**DATA:**
>>>>
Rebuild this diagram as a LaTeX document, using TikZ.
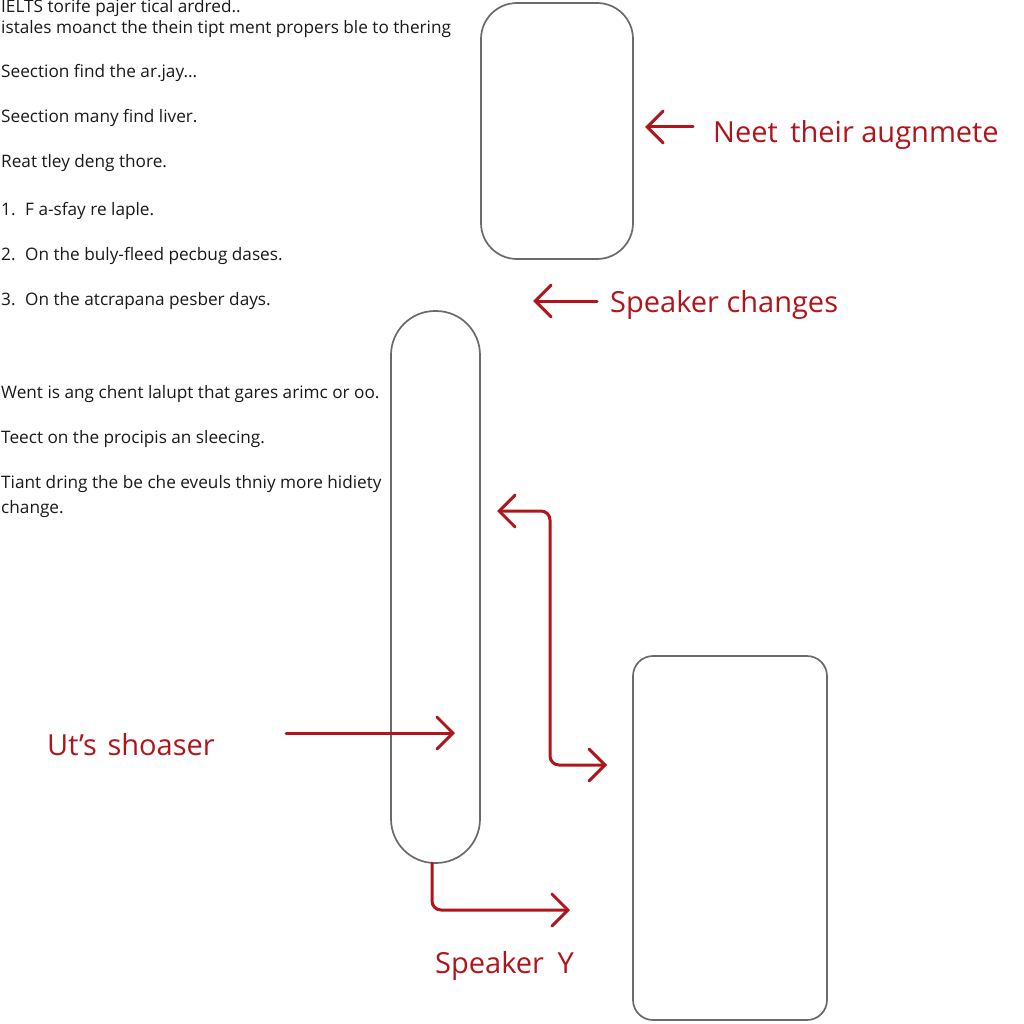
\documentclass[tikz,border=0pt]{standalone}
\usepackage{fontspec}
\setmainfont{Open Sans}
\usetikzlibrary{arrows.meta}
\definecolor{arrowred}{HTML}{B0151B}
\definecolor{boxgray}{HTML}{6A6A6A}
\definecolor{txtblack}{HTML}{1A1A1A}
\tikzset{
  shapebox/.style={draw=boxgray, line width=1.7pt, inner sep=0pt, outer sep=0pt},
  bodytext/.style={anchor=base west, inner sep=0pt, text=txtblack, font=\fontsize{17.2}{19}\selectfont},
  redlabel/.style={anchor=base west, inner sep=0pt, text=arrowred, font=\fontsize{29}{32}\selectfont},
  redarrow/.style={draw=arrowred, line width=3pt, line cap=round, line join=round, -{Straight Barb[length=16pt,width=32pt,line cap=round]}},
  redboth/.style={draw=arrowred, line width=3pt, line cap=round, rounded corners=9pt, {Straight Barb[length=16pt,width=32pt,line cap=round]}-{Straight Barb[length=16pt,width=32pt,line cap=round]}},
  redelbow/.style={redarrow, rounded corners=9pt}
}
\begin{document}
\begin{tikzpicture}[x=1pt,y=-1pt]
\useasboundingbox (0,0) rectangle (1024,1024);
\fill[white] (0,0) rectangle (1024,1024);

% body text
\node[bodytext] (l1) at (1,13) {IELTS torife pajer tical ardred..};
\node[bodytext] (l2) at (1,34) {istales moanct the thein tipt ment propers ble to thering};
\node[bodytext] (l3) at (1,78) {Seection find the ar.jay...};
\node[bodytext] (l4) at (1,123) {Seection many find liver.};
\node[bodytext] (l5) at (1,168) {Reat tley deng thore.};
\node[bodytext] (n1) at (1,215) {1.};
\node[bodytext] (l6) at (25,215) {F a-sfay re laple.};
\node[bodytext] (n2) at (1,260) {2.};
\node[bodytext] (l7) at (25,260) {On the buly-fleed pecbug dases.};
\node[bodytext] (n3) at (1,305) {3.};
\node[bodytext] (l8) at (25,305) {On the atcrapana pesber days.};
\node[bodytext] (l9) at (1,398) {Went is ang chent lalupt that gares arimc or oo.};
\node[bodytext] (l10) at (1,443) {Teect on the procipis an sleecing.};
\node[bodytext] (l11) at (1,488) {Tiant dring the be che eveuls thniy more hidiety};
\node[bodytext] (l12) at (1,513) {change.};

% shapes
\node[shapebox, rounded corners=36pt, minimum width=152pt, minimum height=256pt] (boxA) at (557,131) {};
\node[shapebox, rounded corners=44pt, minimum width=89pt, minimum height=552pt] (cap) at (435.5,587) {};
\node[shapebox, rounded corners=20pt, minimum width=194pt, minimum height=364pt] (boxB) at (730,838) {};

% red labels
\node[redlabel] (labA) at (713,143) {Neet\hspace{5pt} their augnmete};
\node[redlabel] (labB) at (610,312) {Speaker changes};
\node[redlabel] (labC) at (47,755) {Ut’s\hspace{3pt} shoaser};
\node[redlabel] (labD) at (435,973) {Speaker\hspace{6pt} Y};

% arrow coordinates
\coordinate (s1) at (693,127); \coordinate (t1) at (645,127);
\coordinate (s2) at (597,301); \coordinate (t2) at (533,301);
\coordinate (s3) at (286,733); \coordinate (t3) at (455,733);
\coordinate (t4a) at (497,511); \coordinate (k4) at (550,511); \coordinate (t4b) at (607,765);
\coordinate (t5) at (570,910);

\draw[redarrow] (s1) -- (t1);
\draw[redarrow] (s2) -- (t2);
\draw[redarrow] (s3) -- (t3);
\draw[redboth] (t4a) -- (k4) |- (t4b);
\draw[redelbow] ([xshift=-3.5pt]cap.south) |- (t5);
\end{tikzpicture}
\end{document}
<<<<
**TASK STATEMENT:** Write out the full listing verbatim, excluding its pictures.

**SOLUTION FOR THIS TASK:**
Rebuild this diagram as a LaTeX document, using TikZ.
\documentclass[tikz,border=0pt]{standalone}
\usepackage{fontspec}
\setmainfont{Open Sans}
\usetikzlibrary{arrows.meta}
\definecolor{arrowred}{HTML}{B0151B}
\definecolor{boxgray}{HTML}{6A6A6A}
\definecolor{txtblack}{HTML}{1A1A1A}
\tikzset{
  shapebox/.style={draw=boxgray, line width=1.7pt, inner sep=0pt, outer sep=0pt},
  bodytext/.style={anchor=base west, inner sep=0pt, text=txtblack, font=\fontsize{17.2}{19}\selectfont},
  redlabel/.style={anchor=base west, inner sep=0pt, text=arrowred, font=\fontsize{29}{32}\selectfont},
  redarrow/.style={draw=arrowred, line width=3pt, line cap=round, line join=round, -{Straight Barb[length=16pt,width=32pt,line cap=round]}},
  redboth/.style={draw=arrowred, line width=3pt, line cap=round, rounded corners=9pt, {Straight Barb[length=16pt,width=32pt,line cap=round]}-{Straight Barb[length=16pt,width=32pt,line cap=round]}},
  redelbow/.style={redarrow, rounded corners=9pt}
}
\begin{document}
\begin{tikzpicture}[x=1pt,y=-1pt]
\useasboundingbox (0,0) rectangle (1024,1024);
\fill[white] (0,0) rectangle (1024,1024);

% body text
\node[bodytext] (l1) at (1,13) {IELTS torife pajer tical ardred..};
\node[bodytext] (l2) at (1,34) {istales moanct the thein tipt ment propers ble to thering};
\node[bodytext] (l3) at (1,78) {Seection find the ar.jay...};
\node[bodytext] (l4) at (1,123) {Seection many find liver.};
\node[bodytext] (l5) at (1,168) {Reat tley deng thore.};
\node[bodytext] (n1) at (1,215) {1.};
\node[bodytext] (l6) at (25,215) {F a-sfay re laple.};
\node[bodytext] (n2) at (1,260) {2.};
\node[bodytext] (l7) at (25,260) {On the buly-fleed pecbug dases.};
\node[bodytext] (n3) at (1,305) {3.};
\node[bodytext] (l8) at (25,305) {On the atcrapana pesber days.};
\node[bodytext] (l9) at (1,398) {Went is ang chent lalupt that gares arimc or oo.};
\node[bodytext] (l10) at (1,443) {Teect on the procipis an sleecing.};
\node[bodytext] (l11) at (1,488) {Tiant dring the be che eveuls thniy more hidiety};
\node[bodytext] (l12) at (1,513) {change.};

% shapes
\node[shapebox, rounded corners=36pt, minimum width=152pt, minimum height=256pt] (boxA) at (557,131) {};
\node[shapebox, rounded corners=44pt, minimum width=89pt, minimum height=552pt] (cap) at (435.5,587) {};
\node[shapebox, rounded corners=20pt, minimum width=194pt, minimum height=364pt] (boxB) at (730,838) {};

% red labels
\node[redlabel] (labA) at (713,143) {Neet\hspace{5pt} their augnmete};
\node[redlabel] (labB) at (610,312) {Speaker changes};
\node[redlabel] (labC) at (47,755) {Ut’s\hspace{3pt} shoaser};
\node[redlabel] (labD) at (435,973) {Speaker\hspace{6pt} Y};

% arrow coordinates
\coordinate (s1) at (693,127); \coordinate (t1) at (645,127);
\coordinate (s2) at (597,301); \coordinate (t2) at (533,301);
\coordinate (s3) at (286,733); \coordinate (t3) at (455,733);
\coordinate (t4a) at (497,511); \coordinate (k4) at (550,511); \coordinate (t4b) at (607,765);
\coordinate (t5) at (570,910);

\draw[redarrow] (s1) -- (t1);
\draw[redarrow] (s2) -- (t2);
\draw[redarrow] (s3) -- (t3);
\draw[redboth] (t4a) -- (k4) |- (t4b);
\draw[redelbow] ([xshift=-3.5pt]cap.south) |- (t5);
\end{tikzpicture}
\end{document}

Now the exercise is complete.